Monday, 16 October 2006
Salon D-E (Doubletree Hotel at Reid Park)
196

Chemical dynamics via time-resolved photoelectron imaging

Kostya Pichugin, Emily Rose Grumbling, and Andrei Sanov. University of Arizona, Tucson, AZ

Photoelectron imaging is used to study the electronic states of chemical systems. Imaging allows not only the determination of electron kinetic energy, as in traditional photoelectron spectroscopy, but also yields information about parent orbital symmetry encoded in photoelectron angular distributions. Combining photoelectron imaging with pump-probe spectroscopy allows for the study of electronic rearrangements in real time.

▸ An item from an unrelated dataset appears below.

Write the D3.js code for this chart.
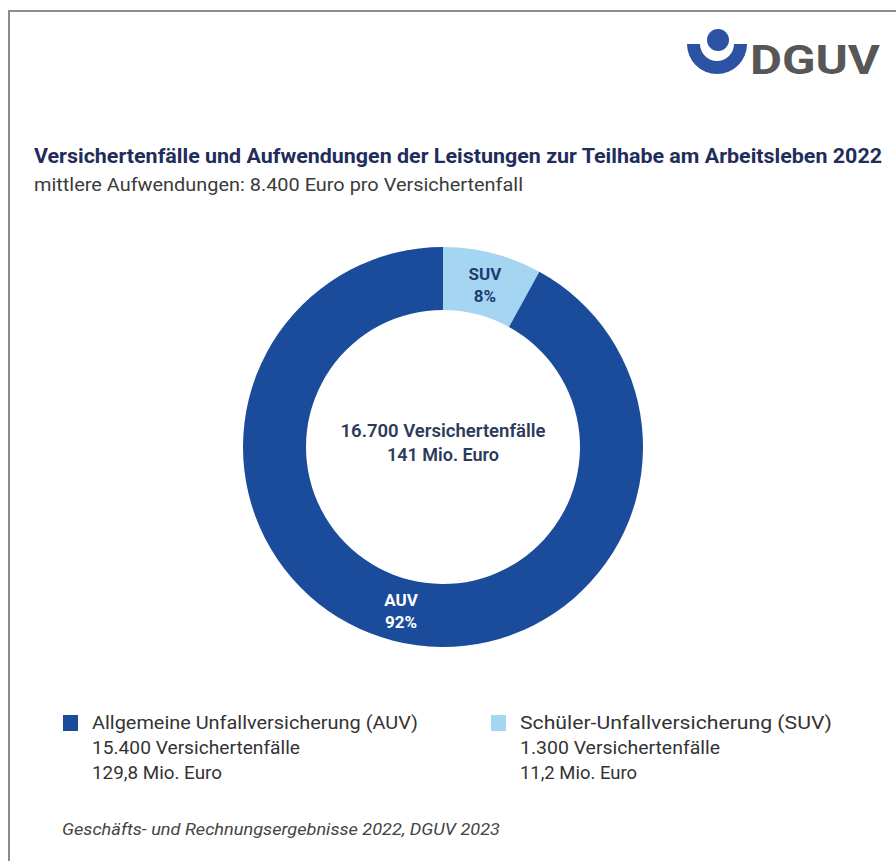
<!DOCTYPE html>
<html>
<head>
<meta charset="utf-8">
<script src="https://cdn.jsdelivr.net/npm/d3@7"></script>
<style>
  html, body { margin: 0; padding: 0; background: #fff; }
  svg { display: block; }
  text { font-family: Roboto, "Open Sans", "DejaVu Sans", sans-serif; }
</style>
</head>
<body>
<svg id="chart" width="896" height="861"></svg>
<script>
// ---- data ----
const categories = ["AUV", "SUV"];
const shares = [92, 8];                       // percent of Versichertenfälle
const cases = [15400, 1300];
const costsMio = ["129,8", "11,2"];
const legendNames = ["Allgemeine Unfallversicherung (AUV)", "Schüler-Unfallversicherung (SUV)"];
const legendCases = ["15.400 Versichertenfälle", "1.300 Versichertenfälle"];
const legendCosts = ["129,8 Mio. Euro", "11,2 Mio. Euro"];
const centerLines = ["16.700 Versichertenfälle", "141 Mio. Euro"];
const title = "Versichertenfälle und Aufwendungen der Leistungen zur Teilhabe am Arbeitsleben 2022";
const subtitle = "mittlere Aufwendungen: 8.400 Euro pro Versichertenfall";
const source = "Geschäfts- und Rechnungsergebnisse 2022, DGUV 2023";

// ---- style / layout ----
const colors = { AUV: "#1b4c9c", SUV: "#a4d5f1" };
const labelColors = { AUV: "#ffffff", SUV: "#1f3b72" };
const nameW = [326, 312], casesW = [208, 200], costsW = [130, 117];

const svg = d3.select("#chart");

// frame
svg.append("path")
  .attr("d", "M9,861 L9,11 L896,11")
  .attr("fill", "none").attr("stroke", "#8c8c8c").attr("stroke-width", 2);

// logo
const logo = svg.append("g").attr("transform", "translate(717,44)");
logo.append("path")
  .attr("d", d3.arc()({ innerRadius: 17, outerRadius: 30, startAngle: Math.PI / 2, endAngle: 3 * Math.PI / 2 }))
  .attr("fill", "#2b52a3");
logo.append("circle").attr("cx", 1).attr("cy", -4).attr("r", 11).attr("fill", "#2b52a3");
svg.append("text")
  .attr("x", 750).attr("y", 74)
  .attr("font-size", 40).attr("font-weight", 700)
  .attr("fill", "#575757")
  .attr("textLength", 130).attr("lengthAdjust", "spacingAndGlyphs")
  .text("DGUV");

// title + subtitle
svg.append("text")
  .attr("x", 34).attr("y", 163)
  .attr("font-size", 21).attr("font-weight", 700)
  .attr("fill", "#1f2d5c")
  .attr("textLength", 848).attr("lengthAdjust", "spacingAndGlyphs")
  .text(title);
svg.append("text")
  .attr("x", 34).attr("y", 191)
  .attr("font-size", 18)
  .attr("fill", "#3b3b3b")
  .attr("textLength", 489).attr("lengthAdjust", "spacingAndGlyphs")
  .text(subtitle);

// donut
const cx = 443, cy = 447, rOuter = 200, rInner = 137;
const pieData = categories.map((c, i) => ({ cat: c, share: shares[i] }));
// SUV starts at 12 o'clock going clockwise, AUV fills the rest
const pie = d3.pie().value(d => d.share).sort(null);
const arcs = pie([pieData[1], pieData[0]]);
const arc = d3.arc().innerRadius(rInner).outerRadius(rOuter);

const g = svg.append("g").attr("transform", `translate(${cx},${cy})`);
g.selectAll("path.slice").data(arcs).join("path")
  .attr("class", "slice")
  .attr("d", arc)
  .attr("fill", d => colors[d.data.cat]);

const lab = g.selectAll("text.slabel").data(arcs).join("text")
  .attr("class", "slabel")
  .attr("transform", d => `translate(${arc.centroid(d)})`)
  .attr("text-anchor", "middle")
  .attr("font-size", 17).attr("font-weight", 700)
  .attr("fill", d => labelColors[d.data.cat]);
lab.append("tspan").attr("x", 0).attr("y", -4).text(d => d.data.cat);
lab.append("tspan").attr("x", 0).attr("y", 18).text(d => d.data.share + "%");

// center text
const ct = g.append("text").attr("text-anchor", "middle")
  .attr("font-size", 18).attr("font-weight", 600).attr("fill", "#2c3a5c");
ct.append("tspan").attr("x", 0).attr("y", -10).attr("textLength", 205).attr("lengthAdjust", "spacingAndGlyphs").text(centerLines[0]);
ct.append("tspan").attr("x", 0).attr("y", 14).text(centerLines[1]);

// legend
const legX = [63, 491];
const legend = svg.selectAll("g.leg").data(categories).join("g")
  .attr("class", "leg")
  .attr("transform", (d, i) => `translate(${legX[i]},715)`);
legend.append("rect").attr("width", 15).attr("height", 16)
  .attr("fill", d => colors[d]);
const lt = legend.append("text").attr("font-size", 18.5).attr("fill", "#333");
lt.append("tspan").attr("x", 29).attr("y", 14)
  .attr("textLength", (d, i) => nameW[i]).attr("lengthAdjust", "spacingAndGlyphs")
  .text((d, i) => legendNames[i]);
lt.append("tspan").attr("x", 29).attr("y", 39)
  .attr("textLength", (d, i) => casesW[i]).attr("lengthAdjust", "spacingAndGlyphs")
  .text((d, i) => legendCases[i]);
lt.append("tspan").attr("x", 29).attr("y", 64)
  .attr("textLength", (d, i) => costsW[i]).attr("lengthAdjust", "spacingAndGlyphs")
  .text((d, i) => legendCosts[i]);

// source
svg.append("text")
  .attr("x", 62).attr("y", 835)
  .attr("font-size", 17).attr("font-style", "italic")
  .attr("fill", "#444")
  .attr("textLength", 438).attr("lengthAdjust", "spacingAndGlyphs")
  .text(source);
</script>
</body>
</html>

This study focuses on the evolution of the electronic structure of I2- during dissociation. Excitation with an ultrashort (~100 fs) laser pump pulse brings the molecule to an excited dissociative state, from which an electron is detached by a second, probe pulse after a specific delay. Repeating this process for a series of pump-probe delays allows for complete mapping of the dissociation process. While the energetic asymptote is reached after 700 fs, the photoelectron anisotropy continues to evolve on a ps time scale. This can be explained as the persistence of I2- orbital inversion symmetry; even at an internuclear separation of ~35 Å, the extra electron remains delocalized around both nuclei. During detachment, the photoelectron behaves as a two-centered wavefront whose interference pattern depends upon the internuclear distance at the probe time. The system may thus be thought of as a molecular interferometer whose interference cycle is traced via the temporal variation in the photoelectron angular distribution.

We also present recent results in the study of the dissociation of N2O2- via a similar excitation and photodetachment scheme.